Upon his return to Iraq, however, still casting about for some pretext to justify the US's craving to annihilate Iraq, Butler, the executive chairman of UNSCOM and a US agent, brought up the question of documents which had not been surrendered by Iraq to UNSCOM. In other words, UNSCOM's mission seems to have shifted from the search for weapons and equipment to the search for data, an about-face prompted by the hope that some excuse to blast Iraq can be found.

Even if we assume that the Iraqis, who have surrendered over two million documents to UNSCOM, have in fact hidden or destroyed some data relating to their weapons programme, can this constitute a pretext for Britain and the US to attack Iraq, destroy Baghdad and kill hundreds or thousands of innocent Iraqis? If Baghdad has indeed surrendered all existing documents, will it also be required to deliver to UNSCOM scientists and experts who were involved in developing weapons? The documents required, furthermore, are not related to Iraq's invasion of Kuwait but to its war with Iran, which was fuelled by the US in 1980 to quell the Khomeini revolution, and in which the US, Britain, Germany and most Western European countries supplied Iraq with weapons. As suppliers of weapons to Iraq, therefore, such countries would certainly be in possession of the documents demanded by UNSCOM.
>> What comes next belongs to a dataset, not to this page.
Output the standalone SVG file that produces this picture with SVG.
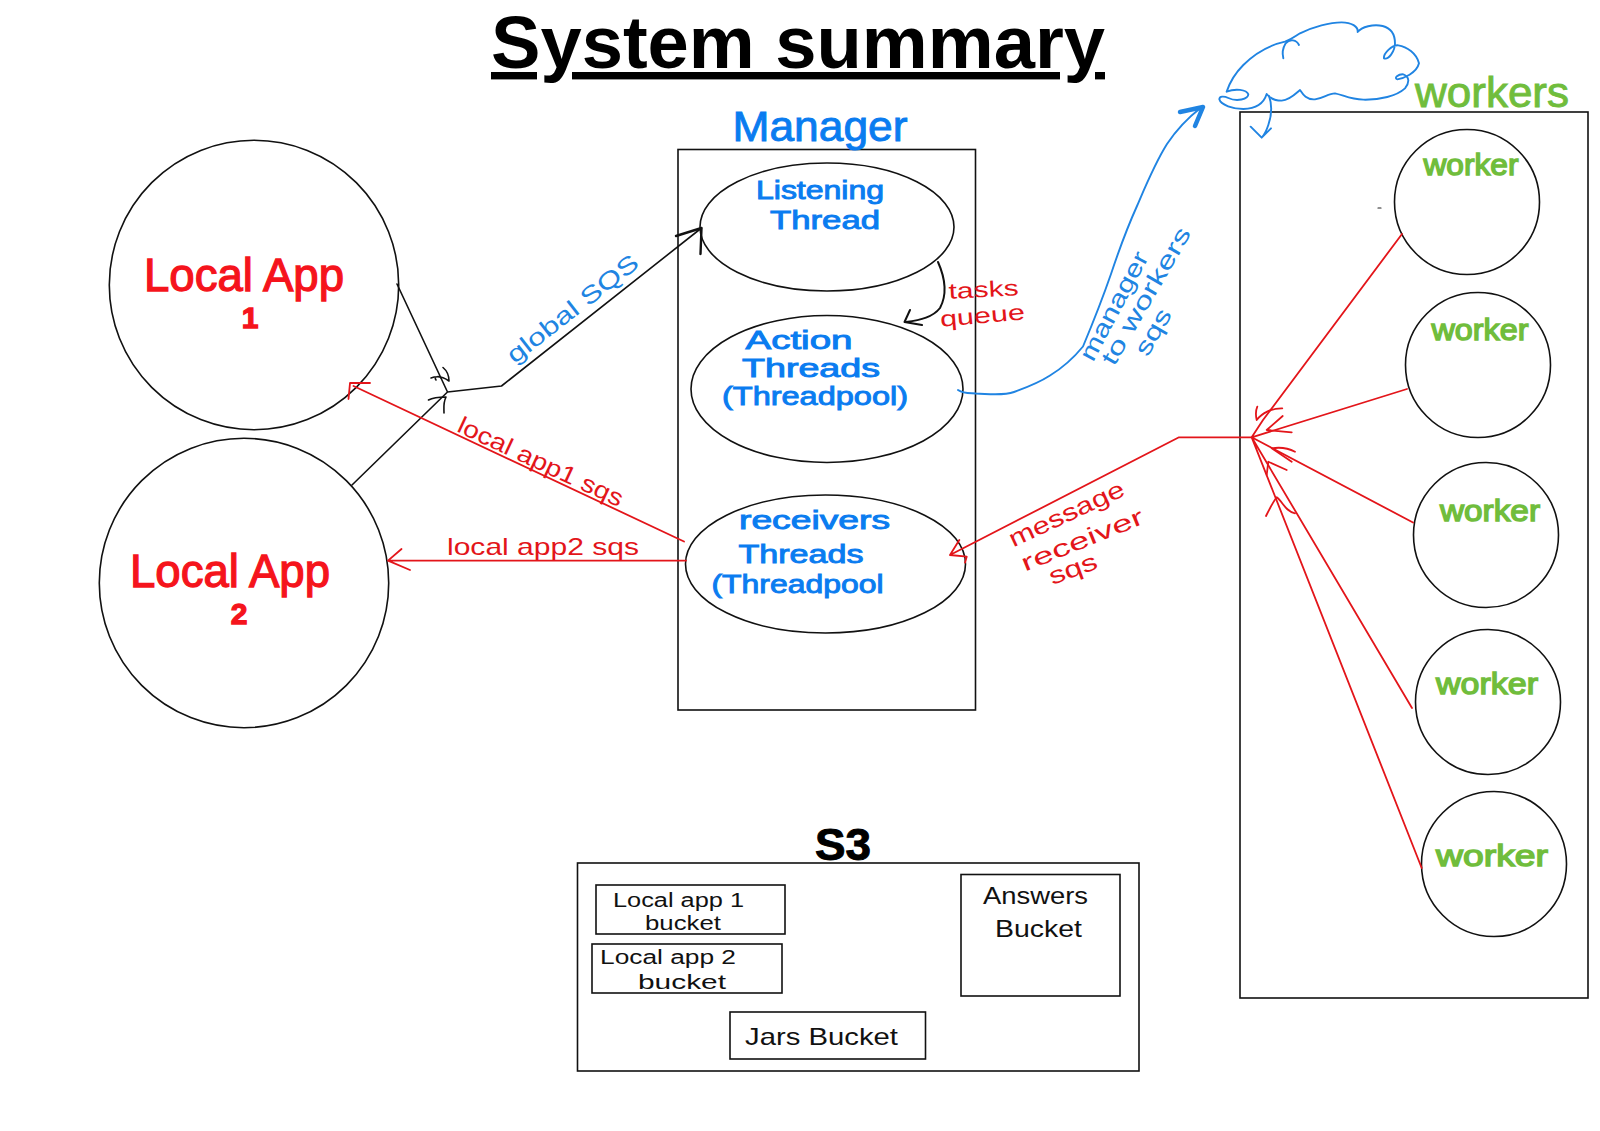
<svg xmlns="http://www.w3.org/2000/svg" width="1600" height="1131" viewBox="0 0 1600 1131">
<style>
.s{fill:#fff;stroke:#111;stroke-width:1.6}
.n{fill:none;stroke-linecap:round;stroke-linejoin:round}
.k{stroke:#111;stroke-width:1.6}
.r{stroke:#e3151a;stroke-width:1.8}
.b{stroke:#2084e2;stroke-width:1.9}
text{font-family:"Liberation Sans",Arial,sans-serif;text-anchor:middle}
.t{font-weight:700;font-size:74px;fill:#000;text-decoration:underline}
.ar{font-size:46px;fill:#f5141c;stroke:#f5141c;stroke-width:1.3}
.ar2{font-size:30px;font-weight:700;fill:#f5141c;stroke:#f5141c;stroke-width:1.3}
.bl{font-size:25px;fill:#0a7cf0;stroke:#0a7cf0;stroke-width:.9}
.gr{font-size:30px;fill:#70bd3c;stroke:#70bd3c;stroke-width:1.4}
.lr{font-size:24px;fill:#e3151a}
.lb{font-size:24px;fill:#2084e2}
.hk{font-size:20px;fill:#111}
</style>
<rect width="1600" height="1131" fill="#fff"/>
<text id="title" class="t" x="798" y="68" textLength="614" lengthAdjust="spacingAndGlyphs">System summary</text>

<g id="local-app-1">
<circle class="s" cx="254" cy="285" r="144.7"/>
<text class="ar" x="244" y="291" textLength="200" lengthAdjust="spacingAndGlyphs">Local App</text>
<text class="ar2" x="250" y="328">1</text>
</g>
<g id="local-app-2">
<circle class="s" cx="244" cy="583" r="144.7"/>
<text class="ar" x="230" y="587" textLength="200" lengthAdjust="spacingAndGlyphs">Local App</text>
<text class="ar2" x="239" y="624">2</text>
</g>

<g id="manager">
<rect class="s" x="678" y="149.5" width="297.5" height="560.5"/>
<text x="820" y="141" font-size="42" fill="#0a7cf0" stroke="#0a7cf0" stroke-width=".9" textLength="175" lengthAdjust="spacingAndGlyphs">Manager</text>
<ellipse class="s" cx="827" cy="227" rx="127" ry="64"/>
<text class="bl" x="820" y="199" textLength="128" lengthAdjust="spacingAndGlyphs">Listening</text>
<text class="bl" x="825" y="229" textLength="110" lengthAdjust="spacingAndGlyphs">Thread</text>
<ellipse class="s" cx="827" cy="389" rx="136" ry="73.5"/>
<text class="bl" x="799" y="349" textLength="107" lengthAdjust="spacingAndGlyphs">Action</text>
<text class="bl" x="811" y="377" textLength="138" lengthAdjust="spacingAndGlyphs">Threads</text>
<text class="bl" x="815" y="405" textLength="186" lengthAdjust="spacingAndGlyphs">(Threadpool)</text>
<ellipse class="s" cx="825.5" cy="564" rx="140" ry="69"/>
<text class="bl" x="814.5" y="529" textLength="151" lengthAdjust="spacingAndGlyphs">receivers</text>
<text class="bl" x="801" y="563" textLength="125" lengthAdjust="spacingAndGlyphs">Threads</text>
<text class="bl" x="797.5" y="593" textLength="172" lengthAdjust="spacingAndGlyphs">(Threadpool</text>
</g>

<g id="workers">
<rect class="s" x="1240" y="112" width="348" height="886"/>
<text x="1492" y="107" font-size="42" fill="#70bd3c" stroke="#70bd3c" stroke-width=".9" textLength="154" lengthAdjust="spacingAndGlyphs">workers</text>
</g>
<g id="worker-1"><circle class="s" cx="1467" cy="202" r="72.5"/><text class="gr" x="1471" y="175" textLength="95" lengthAdjust="spacingAndGlyphs">worker</text></g>
<g id="worker-2"><circle class="s" cx="1478" cy="365" r="72.5"/><text class="gr" x="1480" y="340" textLength="97" lengthAdjust="spacingAndGlyphs">worker</text></g>
<g id="worker-3"><circle class="s" cx="1486" cy="535" r="72.5"/><text class="gr" x="1490" y="521" textLength="100" lengthAdjust="spacingAndGlyphs">worker</text></g>
<g id="worker-4"><circle class="s" cx="1488" cy="702" r="72.5"/><text class="gr" x="1487" y="694" textLength="102" lengthAdjust="spacingAndGlyphs">worker</text></g>
<g id="worker-5"><circle class="s" cx="1494" cy="864" r="72.5"/><text class="gr" x="1492" y="866" textLength="112" lengthAdjust="spacingAndGlyphs">worker</text></g>

<g id="s3">
<rect class="s" x="577.500" y="863" width="561.500" height="208"/>
<text x="843" y="860" font-size="44" font-weight="700" fill="#000" stroke="#000" stroke-width="1" textLength="56" lengthAdjust="spacingAndGlyphs">S3</text>
</g>
<g id="bucket-local-1"><rect class="s" x="596" y="885" width="189" height="49"/>
<text class="hk" x="678.500" y="907" textLength="131" lengthAdjust="spacingAndGlyphs">Local app 1</text>
<text class="hk" x="683" y="930" textLength="76" lengthAdjust="spacingAndGlyphs">bucket</text></g>
<g id="bucket-local-2"><rect class="s" x="592" y="944" width="190" height="49"/>
<text class="hk" x="668" y="964" textLength="136" lengthAdjust="spacingAndGlyphs">Local app 2</text>
<text class="hk" x="682" y="989" textLength="88" lengthAdjust="spacingAndGlyphs">bucket</text></g>
<g id="bucket-jars"><rect class="s" x="730" y="1012" width="195.500" height="47"/>
<text class="hk" style="font-size:24px" x="821.500" y="1045" textLength="153" lengthAdjust="spacingAndGlyphs">Jars Bucket</text></g>
<g id="bucket-answers"><rect class="s" x="961" y="874.500" width="159" height="121.500"/>
<text class="hk" style="font-size:24px" x="1035.500" y="904" textLength="105" lengthAdjust="spacingAndGlyphs">Answers</text>
<text class="hk" style="font-size:24px" x="1038.500" y="937" textLength="87" lengthAdjust="spacingAndGlyphs">Bucket</text></g>

<g id="cloud">
<g transform="translate(1200 10) scale(.3333)" fill="none" stroke="#2084e2" stroke-width="5.700" stroke-linecap="round" stroke-linejoin="round">
<path d="M80 245C105 235 140 238 145 253C145 268 110 276 85 264C72 258 58 258 58 268C62 285 100 297 130 297C165 296 190 285 200 252C210 265 225 272 245 272C270 270 290 248 300 240C310 255 320 270 345 268C370 265 385 250 405 250C430 255 450 268 490 269C540 270 590 258 615 235C628 220 630 200 610 193C595 192 580 205 592 208C610 205 650 190 657 160C650 130 620 110 595 106C575 105 550 130 552 145C565 150 585 125 585 100C585 75 575 55 548 48C520 42 485 50 473 66C475 50 455 37 425 37C390 37 340 50 300 70C285 80 270 90 255 95C210 105 165 130 130 165C105 190 90 215 80 245"/>
<path d="M297 105C290 90 270 85 257 100C248 115 246 130 250 145"/>
<path d="M207 258C217 285 215 315 205 345C200 360 195 372 185 383M152 350L185 383L213 355"/>
</g>
<path class="n" stroke="#222" stroke-width="1.200" d="M1378 208H1381"/>
</g>

<g id="connectors">
<path class="n k" d="M397 284L447.500 392L501.500 386L701.500 228M352 485L447.500 392"/>
<path class="n k" d="M431 378C436 376 442 376 449 381C449 375 446 370 443 367.500M436 380C433 376 440 376 441 378M428.500 400C434 397 440 397 446 397C443 403 444 408 444 413"/>
<path class="n k" style="stroke-width:2.400" d="M676 236L701.500 228L700.500 254"/>
<path class="n k" style="stroke-width:2" d="M938 262C946 280 947 295 940 308C933 317 921 320 906 322M910 310L904.500 322L922 325"/>
<path class="n r" d="M684 541.500L353.500 386M370 383H350L348.500 399M686 560.600H388M401.500 549L388 560.600L410 570"/>
<path class="n r" d="M1251.700 437.300H1179L950 555M959.300 540L950 555L966.700 556.700L965 562.700"/>
<path class="n r" d="M1402 234L1263 420L1251.700 437.300M1407 389L1251.700 437.300M1413 522.500L1251.700 437.300M1412 708L1251.700 437.300M1421.700 868L1251.700 437.300"/>
<path class="n r" d="M1257.300 406.700C1255 412 1256 417 1256.700 420C1262 413 1272 408 1282.300 408.300M1282.700 416L1266.700 430L1291.700 432.300M1295 451.700C1288 448 1280 447 1271.700 448.300L1291.700 461.700M1286.700 470L1268.300 461.700L1266.700 475M1266 516C1270 508 1273 502 1276.700 497.300C1283 502 1286 512 1295 513.300"/>
<path class="n b" d="M958 390C964 394 970 393 976 393.500C990 394 1003 396 1014 392C1028 387 1040 382 1050 375.500C1064 367 1076 355 1083 346.500C1092 325 1102 300 1111 274C1119 250 1128 226 1137 206C1146 185 1155 163 1167 144C1177 129 1189 117 1200.500 108"/>
<path class="n b" style="stroke-width:4.500" d="M1180 112L1203 107L1195 126"/>
<text class="lb" transform="translate(572 308) rotate(-38)" y="9" textLength="160" lengthAdjust="spacingAndGlyphs">global SQS</text>
<text class="lr" transform="translate(541 461) rotate(25)" y="9" textLength="180" lengthAdjust="spacingAndGlyphs">local app1 sqs</text>
<text class="lr" x="543" y="555" textLength="192" lengthAdjust="spacingAndGlyphs">local app2 sqs</text>
<text class="lr" transform="translate(984 297) rotate(-3)" style="font-size:22px" textLength="70" lengthAdjust="spacingAndGlyphs">tasks</text>
<text class="lr" transform="translate(983 323) rotate(-5)" style="font-size:22px" textLength="85" lengthAdjust="spacingAndGlyphs">queue</text>
<text class="lb" transform="translate(1114 306) rotate(-62)" y="8" textLength="120" lengthAdjust="spacingAndGlyphs">manager</text>
<text class="lb" transform="translate(1146 296) rotate(-60)" y="8" textLength="155" lengthAdjust="spacingAndGlyphs">to workers</text>
<text class="lb" transform="translate(1153 332) rotate(-60)" y="8" textLength="50" lengthAdjust="spacingAndGlyphs">sqs</text>
<text class="lr" transform="translate(1066 513) rotate(-25)" y="9" textLength="125" lengthAdjust="spacingAndGlyphs">message</text>
<text class="lr" transform="translate(1082 539) rotate(-22)" y="9" textLength="130" lengthAdjust="spacingAndGlyphs">receiver</text>
<text class="lr" transform="translate(1073 569) rotate(-20)" y="8" textLength="50" lengthAdjust="spacingAndGlyphs">sqs</text>
</g>
</svg>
Changing UNSCOM's mission from a search for weapons to a search for documents proves it has failed in achieving the very goal for which it was created. After examining the presidential palaces and other sites with a fine-tooth comb, having been expelled from Iraq several times, UNSCOM is seeking new material evidence to justify its presence. Since the Arabs have not asked the US to oust the regime, why does the US have its missiles trained on Baghdad? Silence on the part of the Arabs will prompt the US to proceed, adding coal to the fire and pushing for a new military confrontation in the region. The price, in the end, will be paid by the Arabs.